Acute General Practice: supporting community services and patient care closer to home

General practice is increasingly reliant on alternative models of care to deal effectively with workload pressures. One such initiative that’s been put to good use is Livewell Southwest’s Acute GP Service. Dr Ben Jameson, clinical director of the service, explains how it works and why it’s led to ‘providing the right care, in the right setting’.

Primary care is under huge pressure through increasing workload, expectations and recruitment challenges. The primary care workforce is changing, with many alternative solutions being developed that involve a range of professionals who can provide acute assessment.

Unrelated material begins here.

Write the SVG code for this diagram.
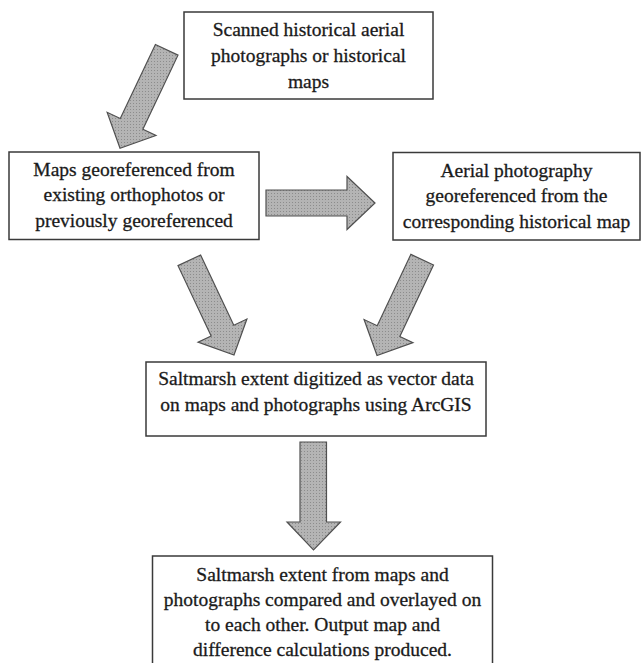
<svg xmlns="http://www.w3.org/2000/svg" width="641" height="663" viewBox="0 0 641 663">
<defs>
<pattern id="dots" width="3" height="3" patternUnits="userSpaceOnUse">
<rect width="3" height="3" fill="#b4b4b4"/>
<rect x="1" y="1" width="1" height="1" fill="#8c8c8c"/>
</pattern>
</defs>
<style>
.box{fill:#ffffff;stroke:#3a3a3a;stroke-width:1.5}
.arr{fill:url(#dots);stroke:#505050;stroke-width:1.2;stroke-linejoin:miter}
text{font-family:"Liberation Serif","Times New Roman",serif;font-size:19.5px;fill:#1a1a1a;stroke:#1a1a1a;stroke-width:0.3;text-anchor:middle}
</style>
<rect width="641" height="663" fill="#ffffff"/>
<g id="connectors">
<polygon class="arr" points="155.4,44.45 178,55.16 142.87,129.26 155.97,135.47 120,148.3 107.17,112.33 120.27,118.54"/>
<polygon class="arr" points="266,190 347,190 347,176.5 375,203 347,229.5 347,216 266,216"/>
<polygon class="arr" points="177.99,265.64 200.61,254.96 233.78,325.24 246.89,319.05 234,355 198.05,342.11 211.16,335.92"/>
<polygon class="arr" points="410.89,254.36 433.51,265.04 399.83,336.42 412.94,342.6 377,355.5 364.1,319.56 377.21,325.74"/>
<polygon class="arr" points="300,442 326.5,442 326.5,522 340.5,522 313.5,550 287,522 300,522"/>
</g>
<g id="n_scanned">
<rect class="box" x="184" y="12" width="249" height="87"/>
<text x="308.5" y="35.5">Scanned historical aerial</text>
<text x="308.5" y="61.5">photographs or historical</text>
<text x="308.5" y="87.5">maps</text>
</g>
<g id="n_maps">
<rect class="box" x="9" y="152" width="250" height="87.5"/>
<text x="134" y="175.5">Maps georeferenced from</text>
<text x="134" y="201">existing orthophotos or</text>
<text x="134" y="226.5">previously georeferenced</text>
</g>
<g id="n_aerial">
<rect class="box" x="393" y="152.5" width="247" height="87.5"/>
<text x="516.5" y="176.5">Aerial photography</text>
<text x="516.5" y="202">georeferenced from the</text>
<text x="516.5" y="227.5">corresponding historical map</text>
</g>
<g id="n_digitized">
<rect class="box" x="146" y="362" width="340" height="74"/>
<text x="316" y="385">Saltmarsh extent digitized as vector data</text>
<text x="316" y="411">on maps and photographs using ArcGIS</text>
</g>
<g id="n_compared">
<rect class="box" x="152.5" y="556" width="340" height="120"/>
<text x="322.5" y="580.7">Saltmarsh extent from maps and</text>
<text x="322.5" y="605.7">photographs compared and overlayed on</text>
<text x="322.5" y="630.7">to each other. Output map and</text>
<text x="322.5" y="656">difference calculations produced.</text>
</g>
</svg>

The forefront of developing integrated care models

At Livewell Southwest our Acute GP Service (AGPS) is able to work with community practitioners when they are faced with difficult decisions about investigating and managing acute medical problems. We can navigate the community options for management and offer accountable advice.

As a leading provider of community health and adult social care services, we are at the forefront of developing integrated care models that support people to be independent and well. We focus on delivering care closer to home within our local communities in Plymouth, South Hams and West Devon, including a range of alternatives to hospital admission that support the wider urgent care system and are vital to the sustainability of local services.

Integration of health and social care services is key to improving service delivery in urgent care. Within the AGPS we achieve this by actively supporting and managing the interface between the community and our local acute hospital. We base ourselves at both the acute hospital and within our community assessment hub, supporting practitioners seeking urgent medical assessment through a clinical conversation at the point of referral.

The AGPS works alongside acute physicians in the ambulatory care unit and this clinical capacity and professional relationship is an important element that maintains clinical relevance.

The acute care and assessment element of the AGPS is an important and visible way in which community services support the urgent care system – but is only part of our offer. Livewell Southwest has developed a range of alternatives to hospital admission which are integrated services including both health and social care professionals within their teams; these include an Acute Care at Home service and a community crisis response team.

Relationships are critical to success. Our urgent care teams maintain a daily presence in the acute hospital in order to build strong and trusted working relationships, delivering operational support to manage discharges and the proper utilisation of community resources.

Providing the right care, in the right setting, delivered by the right person may sound simple, but requires a dynamic and sophisticated approach to navigate correctly. Use of a shared clinical record from the hospital ambulatory care unit, to the community assessment hub, district nurses and many GP surgeries facilitates this.

Consistent rise in referral activity

In common with the entire urgent care system, we have seen a consistent rise in activity within the Acute GP Service. Our busiest service day was on 9 January 2017, with 59 telephone referrals for acute medical assessment; we were able to provide alternatives to admission for 29 people.

This is consistent with our overall service experience, with 46% of referrals avoiding admission. We achieve this through close collaboration with community services, with a focus on frailty, acute care at home and community crisis response. We also have a responsive and flexible approach to accessing secondary care resources such as specialist opinion and investigations.

The Sustainability and Transformation Plans aim to work across health and social care to build efficiencies and improve care delivery. Key to this will be integration across community services between primary and secondary care and between health and social care. Organisational design is important to facilitate service delivery and active management of the interface with a flexible and clinically-focused approach is essential.